* What this task involves *
Transcribe the listing that follows in full, omitting pictures.

====================

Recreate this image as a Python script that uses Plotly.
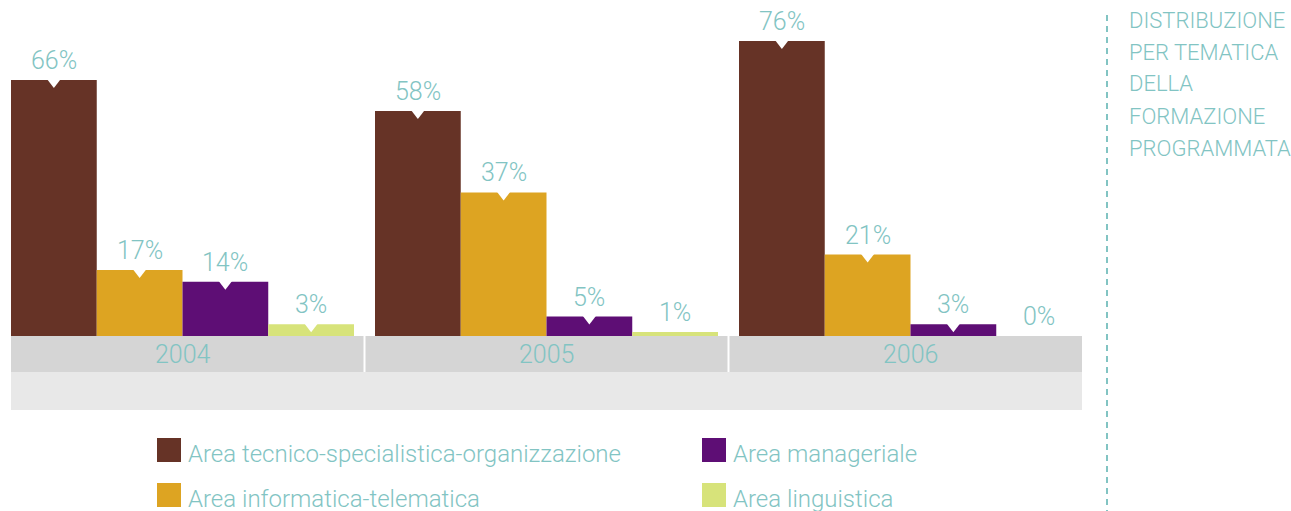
import plotly.graph_objects as go

# data
years = ["2004", "2005", "2006"]
areas = [
    "Area tecnico-specialistica-organizzazione",
    "Area informatica-telematica",
    "Area manageriale",
    "Area linguistica",
]
tecnico = [66, 58, 76]
informatica = [17, 37, 21]
manageriale = [14, 5, 3]
linguistica = [3, 1, 0]
side_title = ["DISTRIBUZIONE", "PER TEMATICA", "DELLA", "FORMAZIONE", "PROGRAMMATA"]

colors = ["#663326", "#DDA422", "#5E0E75", "#D7E37A"]
teal = "#82C4C3"
font_family = "Roboto, Liberation Sans, Arial, sans-serif"
font_weight = 300

W, H = 1291, 511
L, R, T, B = 11, 209, 0, 101
plot_w = W - L - R
plot_h = H - T - B

series = [tecnico, informatica, manageriale, linguistica]
gap = 21 / 364
bar_w = (1 - gap) / len(series)

# y scale: px per percent point, baseline at 336 px from top
ppu = 3.88
y_top = (336 - T) / ppu
y_bottom = -(T + plot_h - 336) / ppu
band1 = -36 / ppu


def px(x):
    return (x - L) / plot_w


def py(y):
    return (T + plot_h - y) / plot_h


def tfont(size):
    return dict(size=size, color=teal, family=font_family, weight=font_weight)


fig = go.Figure()

notch_x, notch_y = [], []
annotations = []
for k, (name, vals) in enumerate(zip(areas, series)):
    xs = [i + (k - 1.5) * bar_w for i in range(len(years))]
    fig.add_trace(
        go.Bar(
            x=xs,
            y=vals,
            width=bar_w,
            name=name,
            marker=dict(color=colors[k], line=dict(width=0)),
            showlegend=False,
            hoverinfo="skip",
        )
    )
    for x, v in zip(xs, vals):
        annotations.append(
            dict(
                x=x, y=v, xref="x", yref="y", text=f"{v}%",
                showarrow=False, yanchor="bottom", yshift=3,
                font=tfont(25),
            )
        )
        if v >= 3:
            notch_x.append(x)
            notch_y.append(v)

# small white notches on top of the bars
fig.add_trace(
    go.Scatter(
        x=notch_x, y=notch_y, mode="markers",
        marker=dict(symbol="triangle-down", size=16, color="white", line=dict(width=0)),
        showlegend=False, hoverinfo="skip",
    )
)

shapes = [
    dict(type="rect", xref="paper", yref="y", x0=0, x1=1, y0=band1, y1=0,
         fillcolor="#D5D5D5", line=dict(width=0), layer="below"),
    dict(type="rect", xref="paper", yref="y", x0=0, x1=1, y0=y_bottom, y1=band1,
         fillcolor="#E8E8E8", line=dict(width=0), layer="below"),
]
for i in range(len(years) - 1):
    shapes.append(dict(type="line", xref="x", yref="y", x0=i + 0.5, x1=i + 0.5,
                       y0=band1, y1=0, line=dict(color="white", width=2)))

# dashed divider on the right
shapes.append(dict(type="line", xref="paper", yref="paper", x0=px(1107), x1=px(1107),
                   y0=py(15), y1=py(511), line=dict(color=teal, width=2, dash="6px,5px")))

for i, yr in enumerate(years):
    annotations.append(
        dict(x=i, y=band1 / 2, xref="x", yref="y", text=yr, showarrow=False,
             font=tfont(25))
    )

for j, line in enumerate(side_title):
    annotations.append(
        dict(x=px(1127), y=py(20 + j * 32), xref="paper", yref="paper", text=line,
             showarrow=False, xanchor="left", yanchor="middle",
             font=tfont(22))
    )

# legend drawn by hand (two columns, large squares)
legend_pos = [(157, 450), (157, 495), (702, 450), (702, 495)]
for k, name in enumerate(areas):
    x0, yc = legend_pos[k]
    shapes.append(dict(type="rect", xref="paper", yref="paper",
                       x0=px(x0), x1=px(x0 + 24), y0=py(yc - 12), y1=py(yc + 12),
                       fillcolor=colors[k], line=dict(width=0)))
    annotations.append(
        dict(x=px(x0 + 29), y=py(yc + 4), xref="paper", yref="paper", text=name,
             showarrow=False, xanchor="left", yanchor="middle",
             font=tfont(24))
    )

fig.update_layout(
    width=W,
    height=H,
    margin=dict(l=L, r=R, t=T, b=B),
    paper_bgcolor="white",
    plot_bgcolor="white",
    barmode="overlay",
    xaxis=dict(range=[-0.5 + gap / 2, len(years) - 0.5 - gap / 2], visible=False, fixedrange=True),
    yaxis=dict(range=[y_bottom, y_top], visible=False, fixedrange=True),
    shapes=shapes,
    annotations=annotations,
    showlegend=False,
)

# page body has a default 8px margin; remove it so the figure sits at the top-left corner
fig.write_html(
    "out.html",
    config={"displayModeBar": False},
    post_script="document.body.style.margin='0px';",
)
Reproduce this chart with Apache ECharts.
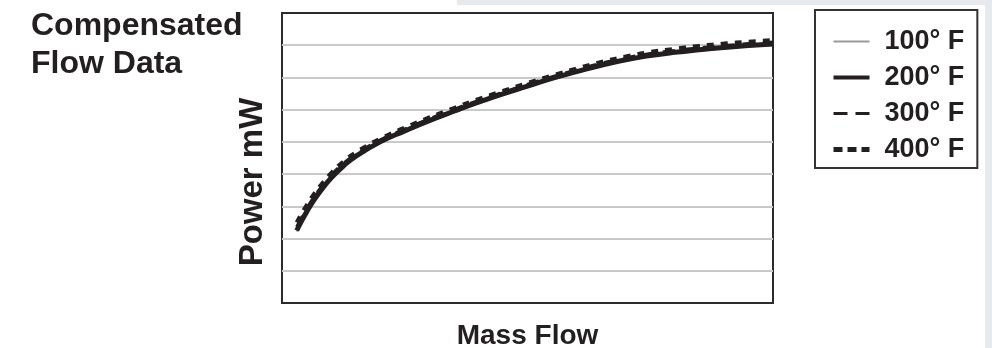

====================

* Result *
Recreate this image as a Python script that uses Plotly.
import plotly.graph_objects as go

# data
years = ["2004", "2005", "2006"]
areas = [
    "Area tecnico-specialistica-organizzazione",
    "Area informatica-telematica",
    "Area manageriale",
    "Area linguistica",
]
tecnico = [66, 58, 76]
informatica = [17, 37, 21]
manageriale = [14, 5, 3]
linguistica = [3, 1, 0]
side_title = ["DISTRIBUZIONE", "PER TEMATICA", "DELLA", "FORMAZIONE", "PROGRAMMATA"]

colors = ["#663326", "#DDA422", "#5E0E75", "#D7E37A"]
teal = "#82C4C3"
font_family = "Roboto, Liberation Sans, Arial, sans-serif"
font_weight = 300

W, H = 1291, 511
L, R, T, B = 11, 209, 0, 101
plot_w = W - L - R
plot_h = H - T - B

series = [tecnico, informatica, manageriale, linguistica]
gap = 21 / 364
bar_w = (1 - gap) / len(series)

# y scale: px per percent point, baseline at 336 px from top
ppu = 3.88
y_top = (336 - T) / ppu
y_bottom = -(T + plot_h - 336) / ppu
band1 = -36 / ppu


def px(x):
    return (x - L) / plot_w


def py(y):
    return (T + plot_h - y) / plot_h


def tfont(size):
    return dict(size=size, color=teal, family=font_family, weight=font_weight)


fig = go.Figure()

notch_x, notch_y = [], []
annotations = []
for k, (name, vals) in enumerate(zip(areas, series)):
    xs = [i + (k - 1.5) * bar_w for i in range(len(years))]
    fig.add_trace(
        go.Bar(
            x=xs,
            y=vals,
            width=bar_w,
            name=name,
            marker=dict(color=colors[k], line=dict(width=0)),
            showlegend=False,
            hoverinfo="skip",
        )
    )
    for x, v in zip(xs, vals):
        annotations.append(
            dict(
                x=x, y=v, xref="x", yref="y", text=f"{v}%",
                showarrow=False, yanchor="bottom", yshift=3,
                font=tfont(25),
            )
        )
        if v >= 3:
            notch_x.append(x)
            notch_y.append(v)

# small white notches on top of the bars
fig.add_trace(
    go.Scatter(
        x=notch_x, y=notch_y, mode="markers",
        marker=dict(symbol="triangle-down", size=16, color="white", line=dict(width=0)),
        showlegend=False, hoverinfo="skip",
    )
)

shapes = [
    dict(type="rect", xref="paper", yref="y", x0=0, x1=1, y0=band1, y1=0,
         fillcolor="#D5D5D5", line=dict(width=0), layer="below"),
    dict(type="rect", xref="paper", yref="y", x0=0, x1=1, y0=y_bottom, y1=band1,
         fillcolor="#E8E8E8", line=dict(width=0), layer="below"),
]
for i in range(len(years) - 1):
    shapes.append(dict(type="line", xref="x", yref="y", x0=i + 0.5, x1=i + 0.5,
                       y0=band1, y1=0, line=dict(color="white", width=2)))

# dashed divider on the right
shapes.append(dict(type="line", xref="paper", yref="paper", x0=px(1107), x1=px(1107),
                   y0=py(15), y1=py(511), line=dict(color=teal, width=2, dash="6px,5px")))

for i, yr in enumerate(years):
    annotations.append(
        dict(x=i, y=band1 / 2, xref="x", yref="y", text=yr, showarrow=False,
             font=tfont(25))
    )

for j, line in enumerate(side_title):
    annotations.append(
        dict(x=px(1127), y=py(20 + j * 32), xref="paper", yref="paper", text=line,
             showarrow=False, xanchor="left", yanchor="middle",
             font=tfont(22))
    )

# legend drawn by hand (two columns, large squares)
legend_pos = [(157, 450), (157, 495), (702, 450), (702, 495)]
for k, name in enumerate(areas):
    x0, yc = legend_pos[k]
    shapes.append(dict(type="rect", xref="paper", yref="paper",
                       x0=px(x0), x1=px(x0 + 24), y0=py(yc - 12), y1=py(yc + 12),
                       fillcolor=colors[k], line=dict(width=0)))
    annotations.append(
        dict(x=px(x0 + 29), y=py(yc + 4), xref="paper", yref="paper", text=name,
             showarrow=False, xanchor="left", yanchor="middle",
             font=tfont(24))
    )

fig.update_layout(
    width=W,
    height=H,
    margin=dict(l=L, r=R, t=T, b=B),
    paper_bgcolor="white",
    plot_bgcolor="white",
    barmode="overlay",
    xaxis=dict(range=[-0.5 + gap / 2, len(years) - 0.5 - gap / 2], visible=False, fixedrange=True),
    yaxis=dict(range=[y_bottom, y_top], visible=False, fixedrange=True),
    shapes=shapes,
    annotations=annotations,
    showlegend=False,
)

# page body has a default 8px margin; remove it so the figure sits at the top-left corner
fig.write_html(
    "out.html",
    config={"displayModeBar": False},
    post_script="document.body.style.margin='0px';",
)
Reproduce this chart with Apache ECharts.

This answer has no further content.